July 12, 2016
CNAS Press Note: The Permanent Court of Arbitration Rules on the South China Sea
Washington, July 12 – Following the Permanent Court of Arbitration’s ruling that China’s expansive claims, island building, and coercive activities in the South Chine Sea are unlawful, Center for a New American Security (CNAS) Asia-Pacific Security Program Director Patrick Cronin, Asia-Pacific Security Program Senior Fellow Mira Rapp-Hooper, and Asia-Pacific Security Program Research Associate Harry Krejsa have written a new Press Note, “The Permanent Court of Arbitration Rules on the South China Sea.”
The full Press Note is below:
The ruling handed down from the Permanent Court of Arbitration today is a landmark statement on the primacy of the UN Convention on the Law of the Sea (UNCLOS). On its basis, the arbitrators declared China's expansive Nine-Dash Line claim to the majority of the South China Sea to be unlawful. It further rebuked China for aggravating tensions through assertive maneuvers, denying the Philippines access to shared historic fishing grounds, and engaging in provocative artificial island building. Finally, the court determined that none of the Spratly Islands meet the UNCLOS standard for island entitlements, and therefore neither individually nor collectively warrant 200 nautical mile exclusive economic zones (EEZ). Now it is up to the other claimant states, the region, and the international community to help enforce this milestone judgment. China must be persuaded to eventually do the right thing and comply with an international law it has voluntarily signed and ratified.

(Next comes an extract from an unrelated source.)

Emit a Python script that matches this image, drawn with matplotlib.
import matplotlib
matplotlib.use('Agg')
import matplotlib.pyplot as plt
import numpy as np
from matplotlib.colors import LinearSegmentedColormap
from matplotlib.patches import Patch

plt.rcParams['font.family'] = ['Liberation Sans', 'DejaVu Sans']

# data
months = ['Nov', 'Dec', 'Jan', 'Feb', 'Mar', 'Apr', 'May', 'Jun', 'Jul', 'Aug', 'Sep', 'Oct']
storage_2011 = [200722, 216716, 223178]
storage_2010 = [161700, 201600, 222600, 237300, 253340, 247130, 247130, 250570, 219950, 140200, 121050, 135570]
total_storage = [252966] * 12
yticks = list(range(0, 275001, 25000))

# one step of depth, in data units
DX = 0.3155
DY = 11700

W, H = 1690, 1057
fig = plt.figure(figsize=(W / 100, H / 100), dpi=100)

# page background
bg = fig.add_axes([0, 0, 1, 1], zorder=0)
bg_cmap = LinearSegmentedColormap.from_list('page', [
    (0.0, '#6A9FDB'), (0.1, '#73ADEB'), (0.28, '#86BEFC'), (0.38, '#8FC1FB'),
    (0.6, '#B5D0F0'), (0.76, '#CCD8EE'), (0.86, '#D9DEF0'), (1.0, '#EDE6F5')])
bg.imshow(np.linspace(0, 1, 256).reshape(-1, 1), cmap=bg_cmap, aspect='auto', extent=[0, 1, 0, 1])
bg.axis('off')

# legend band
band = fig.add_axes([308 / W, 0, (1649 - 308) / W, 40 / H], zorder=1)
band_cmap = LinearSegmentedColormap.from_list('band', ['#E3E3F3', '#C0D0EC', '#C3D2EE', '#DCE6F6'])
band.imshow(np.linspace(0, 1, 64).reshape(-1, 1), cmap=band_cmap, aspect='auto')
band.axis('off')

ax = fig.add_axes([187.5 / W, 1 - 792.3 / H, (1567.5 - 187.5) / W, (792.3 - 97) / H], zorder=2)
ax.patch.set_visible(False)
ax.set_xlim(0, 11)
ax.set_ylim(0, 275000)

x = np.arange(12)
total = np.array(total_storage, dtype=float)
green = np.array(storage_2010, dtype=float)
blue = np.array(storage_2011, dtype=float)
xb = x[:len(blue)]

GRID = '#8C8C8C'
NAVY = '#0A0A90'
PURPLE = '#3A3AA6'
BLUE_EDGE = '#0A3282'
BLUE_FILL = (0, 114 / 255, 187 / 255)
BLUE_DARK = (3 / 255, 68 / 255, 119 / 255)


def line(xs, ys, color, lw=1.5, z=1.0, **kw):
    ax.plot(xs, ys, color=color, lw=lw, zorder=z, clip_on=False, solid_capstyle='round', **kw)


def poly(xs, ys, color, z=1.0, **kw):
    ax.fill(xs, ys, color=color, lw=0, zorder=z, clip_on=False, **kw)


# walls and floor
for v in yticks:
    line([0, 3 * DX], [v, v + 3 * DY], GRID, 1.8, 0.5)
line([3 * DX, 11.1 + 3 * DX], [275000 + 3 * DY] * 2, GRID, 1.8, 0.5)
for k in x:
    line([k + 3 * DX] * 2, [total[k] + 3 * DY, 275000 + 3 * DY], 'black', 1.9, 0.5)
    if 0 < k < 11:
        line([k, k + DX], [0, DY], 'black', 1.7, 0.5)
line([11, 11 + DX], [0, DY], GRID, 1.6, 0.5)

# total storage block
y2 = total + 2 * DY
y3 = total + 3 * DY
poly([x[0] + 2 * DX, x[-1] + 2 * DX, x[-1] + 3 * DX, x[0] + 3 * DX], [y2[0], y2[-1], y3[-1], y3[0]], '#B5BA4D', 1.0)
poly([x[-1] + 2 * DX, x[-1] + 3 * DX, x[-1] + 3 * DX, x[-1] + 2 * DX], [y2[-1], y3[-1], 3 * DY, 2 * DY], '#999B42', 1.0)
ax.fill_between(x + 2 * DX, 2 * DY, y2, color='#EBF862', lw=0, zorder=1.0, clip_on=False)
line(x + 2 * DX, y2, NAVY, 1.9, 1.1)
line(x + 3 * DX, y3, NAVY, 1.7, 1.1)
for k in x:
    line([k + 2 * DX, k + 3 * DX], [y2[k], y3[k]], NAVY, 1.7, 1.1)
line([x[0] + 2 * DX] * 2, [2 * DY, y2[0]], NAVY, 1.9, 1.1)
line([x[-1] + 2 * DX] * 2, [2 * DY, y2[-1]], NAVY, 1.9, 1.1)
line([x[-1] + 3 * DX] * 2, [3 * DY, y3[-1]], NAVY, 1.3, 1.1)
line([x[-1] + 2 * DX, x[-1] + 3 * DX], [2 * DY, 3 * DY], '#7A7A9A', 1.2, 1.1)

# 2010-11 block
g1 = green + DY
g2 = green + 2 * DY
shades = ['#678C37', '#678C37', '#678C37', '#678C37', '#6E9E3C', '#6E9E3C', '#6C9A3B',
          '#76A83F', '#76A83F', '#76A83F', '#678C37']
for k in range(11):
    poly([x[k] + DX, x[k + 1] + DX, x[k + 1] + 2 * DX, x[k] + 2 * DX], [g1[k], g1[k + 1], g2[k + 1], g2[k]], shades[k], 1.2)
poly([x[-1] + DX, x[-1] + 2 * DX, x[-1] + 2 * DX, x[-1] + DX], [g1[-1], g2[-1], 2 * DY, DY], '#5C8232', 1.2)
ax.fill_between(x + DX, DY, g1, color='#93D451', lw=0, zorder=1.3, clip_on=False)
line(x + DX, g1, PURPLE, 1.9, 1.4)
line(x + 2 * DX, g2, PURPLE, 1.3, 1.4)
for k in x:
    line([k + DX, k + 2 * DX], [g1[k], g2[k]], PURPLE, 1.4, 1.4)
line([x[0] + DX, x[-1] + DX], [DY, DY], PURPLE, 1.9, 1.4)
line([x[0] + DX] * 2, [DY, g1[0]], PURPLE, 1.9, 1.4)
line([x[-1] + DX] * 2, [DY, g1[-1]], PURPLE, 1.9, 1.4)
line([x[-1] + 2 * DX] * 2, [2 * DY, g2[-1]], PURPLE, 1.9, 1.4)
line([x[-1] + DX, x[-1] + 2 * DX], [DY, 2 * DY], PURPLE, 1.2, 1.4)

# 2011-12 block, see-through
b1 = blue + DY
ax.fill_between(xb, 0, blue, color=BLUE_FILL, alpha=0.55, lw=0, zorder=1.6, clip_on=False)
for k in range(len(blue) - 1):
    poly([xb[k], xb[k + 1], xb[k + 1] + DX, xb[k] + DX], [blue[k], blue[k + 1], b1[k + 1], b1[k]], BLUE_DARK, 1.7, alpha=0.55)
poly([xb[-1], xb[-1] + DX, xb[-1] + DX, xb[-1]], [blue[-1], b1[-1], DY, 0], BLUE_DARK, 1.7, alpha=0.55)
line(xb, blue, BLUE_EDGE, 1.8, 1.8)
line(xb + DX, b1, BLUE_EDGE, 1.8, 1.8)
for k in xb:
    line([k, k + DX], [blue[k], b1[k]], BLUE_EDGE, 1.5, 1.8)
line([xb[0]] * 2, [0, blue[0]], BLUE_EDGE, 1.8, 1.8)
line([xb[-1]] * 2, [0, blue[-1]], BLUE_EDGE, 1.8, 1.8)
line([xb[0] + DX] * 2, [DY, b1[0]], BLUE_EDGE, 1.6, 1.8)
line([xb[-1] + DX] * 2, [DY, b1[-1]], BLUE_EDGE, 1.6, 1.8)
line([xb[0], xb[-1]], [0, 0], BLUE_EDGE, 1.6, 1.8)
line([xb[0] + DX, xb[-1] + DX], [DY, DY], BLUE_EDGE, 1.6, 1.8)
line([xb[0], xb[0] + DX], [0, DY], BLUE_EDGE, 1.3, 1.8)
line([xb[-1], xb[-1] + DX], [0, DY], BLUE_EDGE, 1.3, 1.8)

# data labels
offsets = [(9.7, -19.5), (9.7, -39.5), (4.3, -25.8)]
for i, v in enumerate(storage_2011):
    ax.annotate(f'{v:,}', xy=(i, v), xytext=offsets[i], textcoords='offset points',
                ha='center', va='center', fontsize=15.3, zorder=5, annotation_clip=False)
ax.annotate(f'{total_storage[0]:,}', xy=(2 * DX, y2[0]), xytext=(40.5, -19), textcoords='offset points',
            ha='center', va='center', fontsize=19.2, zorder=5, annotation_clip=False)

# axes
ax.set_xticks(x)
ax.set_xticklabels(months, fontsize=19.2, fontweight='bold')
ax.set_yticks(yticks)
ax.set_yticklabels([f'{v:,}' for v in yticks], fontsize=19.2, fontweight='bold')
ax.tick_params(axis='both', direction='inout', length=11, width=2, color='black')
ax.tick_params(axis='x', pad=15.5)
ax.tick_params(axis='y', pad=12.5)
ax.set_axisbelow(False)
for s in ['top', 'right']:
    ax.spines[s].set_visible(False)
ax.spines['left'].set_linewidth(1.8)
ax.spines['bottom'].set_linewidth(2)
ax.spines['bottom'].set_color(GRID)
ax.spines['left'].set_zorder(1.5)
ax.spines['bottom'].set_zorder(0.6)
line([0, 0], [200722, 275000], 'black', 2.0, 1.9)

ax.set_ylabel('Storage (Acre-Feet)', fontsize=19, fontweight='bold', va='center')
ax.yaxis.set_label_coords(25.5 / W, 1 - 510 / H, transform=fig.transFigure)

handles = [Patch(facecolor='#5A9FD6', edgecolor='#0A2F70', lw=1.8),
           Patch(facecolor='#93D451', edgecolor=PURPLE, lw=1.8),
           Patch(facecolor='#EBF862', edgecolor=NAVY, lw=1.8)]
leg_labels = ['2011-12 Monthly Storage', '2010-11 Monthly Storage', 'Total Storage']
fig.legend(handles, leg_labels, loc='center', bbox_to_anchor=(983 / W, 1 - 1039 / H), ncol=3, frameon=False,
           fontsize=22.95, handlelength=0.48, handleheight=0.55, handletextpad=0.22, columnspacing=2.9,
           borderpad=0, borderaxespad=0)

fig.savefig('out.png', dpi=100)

The legal issues decided at The Hague today include:
China’s Nine-Dash Line: A boundary Beijing claims based on "historic rights," the Nine-Dash Line encompasses the majority of the South China Sea. China’s claimed boundary was found to have no legal basis under UNCLOS, which upon implementation subsumed all previous maritime claims.
The status of mid-ocean features: The legal definition of reefs, rocks, and islands under UNCLOS, including their legal entitlements to territorial seas or exclusive economic zones, received substantial clarity. The court found that such entitlements had to be based on natural conditions, not Chinese augmentations, and that none of the Spratly Islands were afforded EEZs—including Itu Aba, the area’s largest natural feature. Consequently, regardless of who exercises sovereignty over the Spratlys, there is no Chinese EEZ overlapping with and reducing the Philippine EEZ.
Chinese coercive actions and island-building: Chinese land reclamation and law enforcement activities were broadly declared unlawful. The court found Beijing was aggravating the dispute, illegally preventing the Philippines from exercising their sovereign rights, and simultaneously violating China’s obligations to protect the marine environment.